Weaver became the oldest person in the world after the death of a 117-year-old Japanese woman last week, according to records kept by the Los Angeles-based Gerontology Research Group. Weaver was born in 1898.
The Williams Funeral Home confirmed Weaver died just after 10 a.m. Monday at the Silver Oaks Health and Rehabilitation Center in Camden, about 100 miles southwest of Little Rock.
Camden Mayor Marie Trisollini chatted with Weaver last week when the supercentenarian's roommate celebrated her 100th birthday.
"She was a really sweet lady. She was relatively perky and coherent when I talked with her before the party," Trisollini said. "When you asked for advice on how to live a long life she would say, 'Use a lot of skin moisturizer, treat everyone nice, love your neighbor and eat your own cooking. Don't eat at fast food places.'"

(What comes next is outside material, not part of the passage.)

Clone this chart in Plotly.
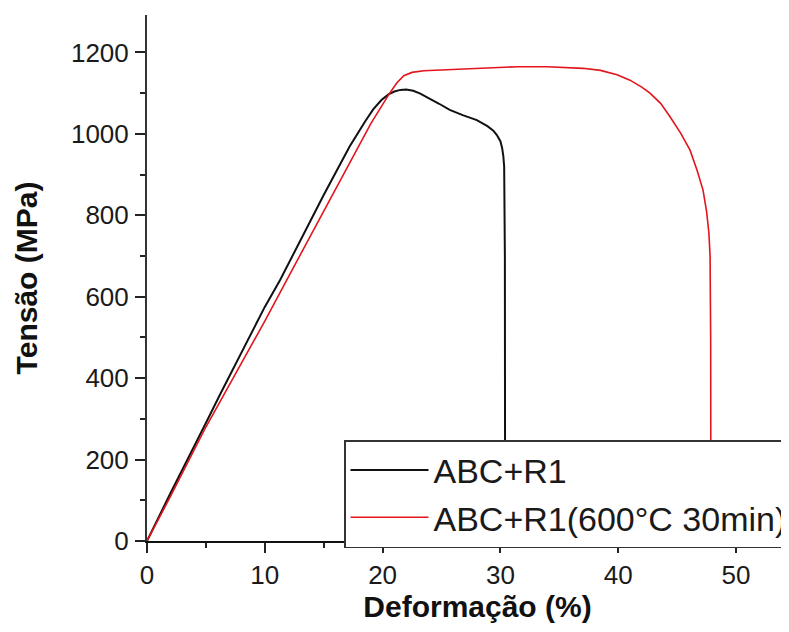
import plotly.graph_objects as go

# Data
strain_abc = [0, 2, 5, 6.2, 10, 11.3, 15, 17.2, 18.5, 19.2, 19.9, 20.5, 21.0, 21.5, 22.0,
              22.6, 23.2, 24.0, 24.8, 25.7, 26.8, 28.0, 28.9, 29.4, 29.7, 30.0, 30.15,
              30.25, 30.32, 30.38, 30.4]
stress_abc = [0, 118, 290, 360, 575, 641, 850, 969, 1030, 1060, 1083, 1097, 1104, 1108, 1109,
              1106, 1099, 1087, 1074, 1059, 1046, 1034, 1019, 1008, 997, 982, 965,
              945, 920, 700, 0]

strain_ht = [0, 2, 5, 10, 11.86, 15, 17.2, 19.0, 20.6, 21.2, 21.8, 22.5, 23.5, 25.7, 28.0,
             31.4, 34.0, 37.0, 38.5, 39.9, 41.0, 42.0, 42.7, 43.6, 44.4, 45.3, 46.1, 46.7,
             47.2, 47.5, 47.7, 47.8, 47.85, 47.87]
stress_ht = [0, 110, 280, 540, 641, 810, 928, 1025, 1100, 1125, 1143, 1151, 1155, 1158, 1162,
             1165, 1165, 1161, 1156, 1145, 1132, 1115, 1100, 1075, 1042, 1002, 960, 910,
             862, 810, 756, 700, 500, 0]

name_abc = "ABC+R1"
name_ht = "ABC+R1(600°C 30min)"
x_title = "Deformação (%)"
y_title = "Tensão (MPa)"
x_ticks = [0, 10, 20, 30, 40, 50]
y_ticks = [0, 200, 400, 600, 800, 1000, 1200]

FONT = "Liberation Sans, Arial, sans-serif"

fig = go.Figure()
fig.add_trace(go.Scatter(x=strain_abc, y=stress_abc, mode="lines", name=name_abc,
                         line=dict(color="#111111", width=2)))
fig.add_trace(go.Scatter(x=strain_ht, y=stress_ht, mode="lines", name=name_ht,
                         line=dict(color="#e3141c", width=1.6)))

# page has an 8px body margin; compensate in the figure margins
W, H = 800, 632
L, R, T, B = 139, 0, 7, 99
px_per_x = 11.78
x_max = (W - L - R) / px_per_x

fig.update_layout(
    width=W, height=H,
    margin=dict(l=L, r=R, t=T, b=B, autoexpand=False),
    paper_bgcolor="white", plot_bgcolor="white",
    font=dict(family=FONT, color="#1a1a1a", size=26),
    showlegend=True,
    legend=dict(
        x=(336 - L) / (W - L - R), y=(533 - 432) / (H - T - B),
        xanchor="left", yanchor="top",
        bgcolor="white", bordercolor="#333333", borderwidth=1.5,
        font=dict(family=FONT, size=34, color="#1a1a1a"),
        itemwidth=78, tracegroupgap=0,
    ),
    xaxis=dict(
        range=[0, x_max], tickmode="array", tickvals=x_ticks,
        ticks="outside", ticklen=10, tickwidth=1.5, tickcolor="#222",
        showline=True, linecolor="#111", linewidth=2, mirror=False,
        showgrid=False, zeroline=False,
        minor=dict(ticks="outside", ticklen=5, tickwidth=1.5, tickcolor="#222", dtick=5, tick0=0),
        tickfont=dict(family=FONT, size=26),
        title=dict(text=x_title, font=dict(family=FONT, size=30, weight="bold", color="#111"),
                   standoff=1),
    ),
    yaxis=dict(
        range=[0, 1292], tickmode="array", tickvals=y_ticks,
        ticks="outside", ticklen=10, tickwidth=1.5, tickcolor="#222",
        showline=True, linecolor="#333", linewidth=2, mirror=False,
        showgrid=False, zeroline=False,
        minor=dict(ticks="outside", ticklen=5, tickwidth=1.5, tickcolor="#222", dtick=100, tick0=0),
        tickfont=dict(family=FONT, size=26),
        ticklabelstandoff=1,
        title=dict(text=y_title, font=dict(family=FONT, size=30, weight="bold", color="#111"),
                   standoff=24),
    ),
)

fig.write_html("out.html")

The Research Group was able to verify Weaver's age using census records and a marriage certificate from 1915 that listed her age as 17. Other records pointed to a possible April birthday, but since those could not be confirmed, the group used the day Weaver had always celebrated her birthday — July 4.
Trisollini said the nursing home and several members of the community had been making plans for Weaver's 117th birthday party.
Weaver, who was born in southwest Arkansas to sharecropper parents, told nursing home staff last week that she wanted to invite President Barack Obama because she had voted for him twice.